Quase extintos. Em 1999, havia mais de 1,3 milhão de jumentos no Brasil. Hoje, restam cerca de 78 mil. A queda de 94% em três décadas acende um alerta sobre o futuro da espécie no país — e mobiliza cientistas, ativistas e legisladores na tentativa de barrar uma cadeia global que lucra com o abate desses animais.
A estatística é chocante: de cada 100 jumentos que existiam no Brasil há trinta anos, apenas 6 continuam vivos. O rebanho, que já foi parte essencial da vida no semiárido nordestino, está desaparecendo. O principal motivo? A exportação da pele para a produção de ejiao, suplemento de colágeno muito valorizado na Ásia, especialmente na China.
Entre 2018 e 2024, mais de 248 mil jumentos foram abatidos no país, segundo o Ministério da Agricultura e Pecuária (Mapa). A Bahia concentra os três frigoríficos autorizados a realizar esse tipo de abate com aval do Serviço de Inspeção Federal (SIF). Já os compradores estão do outro lado do mundo.
Para frear o que muitos já chamam de genocídio animal, especialistas de diversos países se reúnem em Maceió entre os dias 26 e 28 de junho, durante o 3º Workshop Internacional “Jumentos do Brasil: Futuro Sustentável”, promovido pela Universidade Federal de Alagoas (UFAL) com apoio da ONG britânica The Donkey Sanctuary. O evento marca o lançamento da campanha global Stop The Slaughter (“Parem o Abate”) e do relatório internacional Stolen Donkeys, Stolen Futures.
“O jumento nordestino possui um perfil genético único, adaptado ao semiárido brasileiro. Sua extinção seria uma perda irreparável para nossa biodiversidade e para as comunidades rurais que dependem dele”, afirma Patricia Tatemoto, coordenadora da campanha no Brasil e pós-doutora em medicina veterinária pela USP.
Para ela, a queda no uso desses animais no trabalho rural não justifica o extermínio. “Há três caminhos sustentáveis: viverem livres na natureza, seguirem como apoio à agricultura familiar ou serem valorizados como animais de companhia.”

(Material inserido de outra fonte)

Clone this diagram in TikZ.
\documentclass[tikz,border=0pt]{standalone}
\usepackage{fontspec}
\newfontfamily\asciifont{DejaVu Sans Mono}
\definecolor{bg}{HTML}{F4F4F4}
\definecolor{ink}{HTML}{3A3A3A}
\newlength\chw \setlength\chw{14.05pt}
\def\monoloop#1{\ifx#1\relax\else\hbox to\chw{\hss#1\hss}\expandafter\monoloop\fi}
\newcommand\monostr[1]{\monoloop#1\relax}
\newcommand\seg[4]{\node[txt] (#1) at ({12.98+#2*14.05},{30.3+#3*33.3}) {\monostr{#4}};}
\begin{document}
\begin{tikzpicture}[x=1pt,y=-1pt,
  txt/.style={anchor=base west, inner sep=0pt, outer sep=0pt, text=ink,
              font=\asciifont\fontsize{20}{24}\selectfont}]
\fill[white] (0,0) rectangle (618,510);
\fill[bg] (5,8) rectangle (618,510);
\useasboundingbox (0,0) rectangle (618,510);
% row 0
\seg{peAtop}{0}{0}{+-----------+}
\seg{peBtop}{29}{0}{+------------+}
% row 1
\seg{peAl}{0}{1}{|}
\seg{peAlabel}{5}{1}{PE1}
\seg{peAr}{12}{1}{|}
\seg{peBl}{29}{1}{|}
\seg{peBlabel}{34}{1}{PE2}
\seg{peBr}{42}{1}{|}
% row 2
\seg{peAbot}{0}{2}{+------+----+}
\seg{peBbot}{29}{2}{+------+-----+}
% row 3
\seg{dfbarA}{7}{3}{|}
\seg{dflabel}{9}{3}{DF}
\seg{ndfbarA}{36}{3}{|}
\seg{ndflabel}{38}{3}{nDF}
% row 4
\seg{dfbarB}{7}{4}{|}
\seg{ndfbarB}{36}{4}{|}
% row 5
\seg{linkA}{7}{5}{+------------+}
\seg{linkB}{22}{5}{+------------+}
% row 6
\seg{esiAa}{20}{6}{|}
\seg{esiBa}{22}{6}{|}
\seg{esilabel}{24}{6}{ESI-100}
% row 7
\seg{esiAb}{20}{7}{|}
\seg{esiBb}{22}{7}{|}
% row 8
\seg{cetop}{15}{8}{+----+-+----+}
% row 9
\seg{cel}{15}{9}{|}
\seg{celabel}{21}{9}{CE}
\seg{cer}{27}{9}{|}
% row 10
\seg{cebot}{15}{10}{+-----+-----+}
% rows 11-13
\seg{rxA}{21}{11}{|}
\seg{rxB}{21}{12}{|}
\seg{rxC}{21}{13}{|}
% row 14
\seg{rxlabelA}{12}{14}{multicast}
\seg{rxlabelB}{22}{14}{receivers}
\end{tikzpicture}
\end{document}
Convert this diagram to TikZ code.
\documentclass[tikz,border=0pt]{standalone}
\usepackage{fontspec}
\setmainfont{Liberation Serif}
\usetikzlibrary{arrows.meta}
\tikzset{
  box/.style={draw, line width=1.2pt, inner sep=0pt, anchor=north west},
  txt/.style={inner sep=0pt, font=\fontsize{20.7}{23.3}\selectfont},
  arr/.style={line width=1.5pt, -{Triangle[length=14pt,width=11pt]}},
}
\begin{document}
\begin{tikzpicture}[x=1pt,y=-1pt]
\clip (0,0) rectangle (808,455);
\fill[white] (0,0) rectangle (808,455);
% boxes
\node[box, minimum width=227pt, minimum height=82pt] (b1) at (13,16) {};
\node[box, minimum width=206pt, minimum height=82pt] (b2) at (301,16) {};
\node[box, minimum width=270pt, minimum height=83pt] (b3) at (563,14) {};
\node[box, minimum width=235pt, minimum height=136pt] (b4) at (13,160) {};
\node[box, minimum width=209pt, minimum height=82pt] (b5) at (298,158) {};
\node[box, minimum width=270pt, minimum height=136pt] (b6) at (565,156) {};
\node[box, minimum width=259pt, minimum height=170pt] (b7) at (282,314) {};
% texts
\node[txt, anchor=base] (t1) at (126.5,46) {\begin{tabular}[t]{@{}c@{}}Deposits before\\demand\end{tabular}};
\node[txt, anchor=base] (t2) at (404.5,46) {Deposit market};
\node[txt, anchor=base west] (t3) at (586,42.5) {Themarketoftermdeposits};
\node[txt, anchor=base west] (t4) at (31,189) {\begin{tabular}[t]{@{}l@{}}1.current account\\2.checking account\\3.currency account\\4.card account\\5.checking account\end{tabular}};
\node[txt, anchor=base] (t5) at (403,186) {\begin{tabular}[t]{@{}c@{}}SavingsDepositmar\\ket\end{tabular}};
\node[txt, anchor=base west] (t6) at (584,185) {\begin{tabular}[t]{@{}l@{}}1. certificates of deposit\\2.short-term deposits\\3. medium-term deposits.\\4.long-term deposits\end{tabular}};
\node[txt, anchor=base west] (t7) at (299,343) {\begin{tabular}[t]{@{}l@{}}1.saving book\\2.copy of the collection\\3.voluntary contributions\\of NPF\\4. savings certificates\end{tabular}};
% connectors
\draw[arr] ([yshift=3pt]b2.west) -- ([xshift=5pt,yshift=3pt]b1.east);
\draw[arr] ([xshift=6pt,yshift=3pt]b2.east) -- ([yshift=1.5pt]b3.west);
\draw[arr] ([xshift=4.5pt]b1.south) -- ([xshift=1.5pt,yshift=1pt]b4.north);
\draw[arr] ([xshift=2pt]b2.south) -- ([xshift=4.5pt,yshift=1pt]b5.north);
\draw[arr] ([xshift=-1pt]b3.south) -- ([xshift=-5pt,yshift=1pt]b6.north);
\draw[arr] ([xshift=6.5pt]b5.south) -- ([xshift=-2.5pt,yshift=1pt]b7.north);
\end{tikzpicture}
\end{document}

As soluções passam também pela ciência. O agrônomo e economista Roberto Arruda, doutor pela USP, defende que o Brasil invista em tecnologias capazes de substituir produtos de origem animal. “Já existem soluções viáveis, como a fermentação de precisão, que permite produzir colágeno em laboratório. É uma oportunidade para o Brasil liderar um modelo mais sustentável e ético”, afirma.
Em resposta à pressão internacional, a União Africana aprovou em 2023 uma moratória contra o abate de jumentos para exportação. Quênia, Nigéria e Tanzânia já adotaram a medida — e a tendência é de que ela se estenda a todo o continente africano.
No Brasil, dois projetos de lei avançam com o objetivo de proibir o abate: o PL n° 2.387/2022, em tramitação no Congresso Nacional, e o PL n° 24.465/2022, na Assembleia Legislativa da Bahia. Ambos já foram aprovados nas comissões de Constituição e Justiça.
“O Brasil não pode continuar sendo o elo mais fraco de uma cadeia internacional que se sustenta sobre a morte de um animal fundamental para comunidades vulneráveis. Precisamos alinhar nossa legislação às boas práticas do Sul Global”, defende Pierre Barnabé Escodro, professor da UFAL.
Com a espécie à beira da extinção e uma indústria global em expansão, o debate vai além da defesa dos animais: é também uma questão de soberania, justiça social e responsabilidade ambiental.